Random Polish news:
This War of Mine has been added as "supplementary reading" and will be part of the high school curriculum starting next year. The PC version of the game is available free for download on the Ministry of Education website.
Sounds awesome, good to see Poland able to develop its gaming culture further and retain talent.
we stan progressive Poland
Ohh, that's going too far by a mile. While this is something very cool, seeing a video game being recognized for its educational value here of all places, progressive is nowhere near the word that describes the country's current trajectory... Alongside this they're adding a new subject in school called "History and Present" and the first book they released for teaching it is e.g. demonizing EU for spreading atheism and includes a chapter called "Ideologies and nazism", where ideologies includes things like socialism, feminism and "gender ideology" (the conservatives favorite demonic phrase for LGBTQ+). I think the book still need to be reviewed before it's officially accepted as teaching material but it's been pretty wild reading various quotes from it.
we stan videogame-positive regressive Poland
Mass layoffs and firings at the same time they're doing a big stock split, ah capitalism
https://www.gamedeveloper.com/busine...tially-thought
It's more than just AssCreed: Liberation that's affected.
For the most part, the move will prevent players from accessing online multiplayer, linking Ubisoft accounts, or installing and accessing DLC in numerous titles including Assassin's Creed Revelations and Far Cry 3.
The list of affected titles provided by Ubisoft suggested that only one game, a multiplayer-only VR arcade shooter called Space Junkies, would be made completely unplayable as a result of the move.
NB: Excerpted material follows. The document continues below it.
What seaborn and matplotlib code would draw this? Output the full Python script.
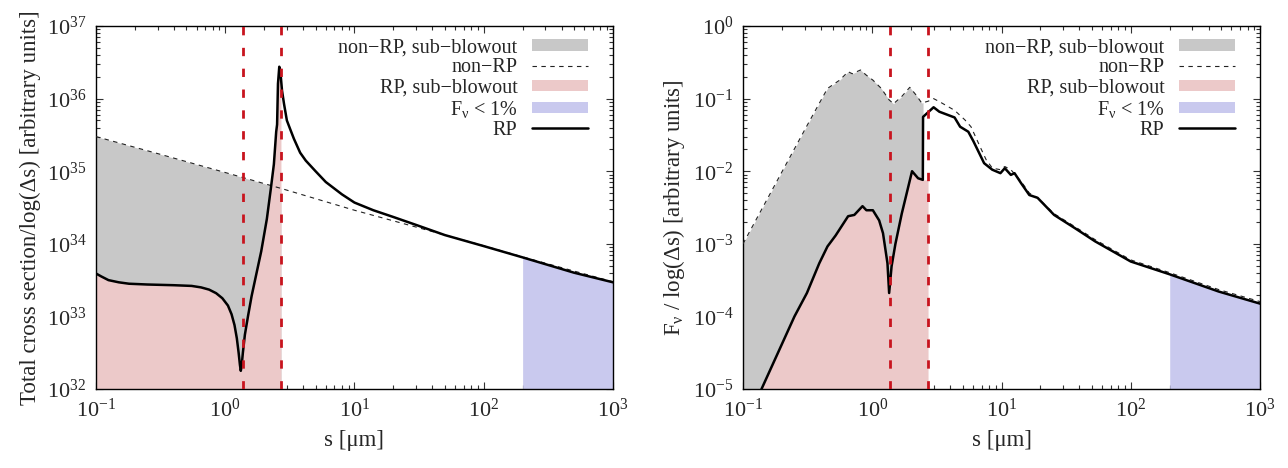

Now, however, it seems like other titles such as Assassin's Creed Liberation HD and Silent Hunter 5 will also be inaccessible and therefore unplayable on Steam from September 1.
Updates to the Steam pages for both games now state they have been removed from the storefront at the request of Ubisoft and "will not be accessible following September 1, 2022." That means anybody who has purchased either title through Steam won't be able to revisit them from that point on..
The same notices also appear on the Steam page for Anno 2070, although that's likely because the strategy title is reliant on a third-party Ubisoft DRM.
Shit like this is absolutely a valid reason to justify piracy. They should be offering an offline copy that legit owners can keep for their own archiving purposes if they absolutely need to remove it from their library. But a billion dollar company should have no problems using 50GB of storage to keep the media available.
Wait, what? Game companies can actually remove a game from the store and from Valve's servers so even if you bought it you can't download it again?
EDIT: Oh wait they mean online services. Does that mean even their single player games are required to have you be online to play?
That's surprising on the end I always assumed you could download a game off Steam even if you bought it (Like I can with Deadpool) but retarded on the ned that a game requires you to be online for Single Player. I thought everyone learned that lesson after EA got roasted to oblivion and back pulling that shit in SimCity
DRM check-in. If they bring down that DRM server, it can't check-in and won't run anyway. Because why release a patch to disable the DRM component when the can release a remaster version in two years.
How about they use their millions of dollars of yearly revenue and just do end-of-life support updates for each affected title so they could still 'sell' the single-player experience.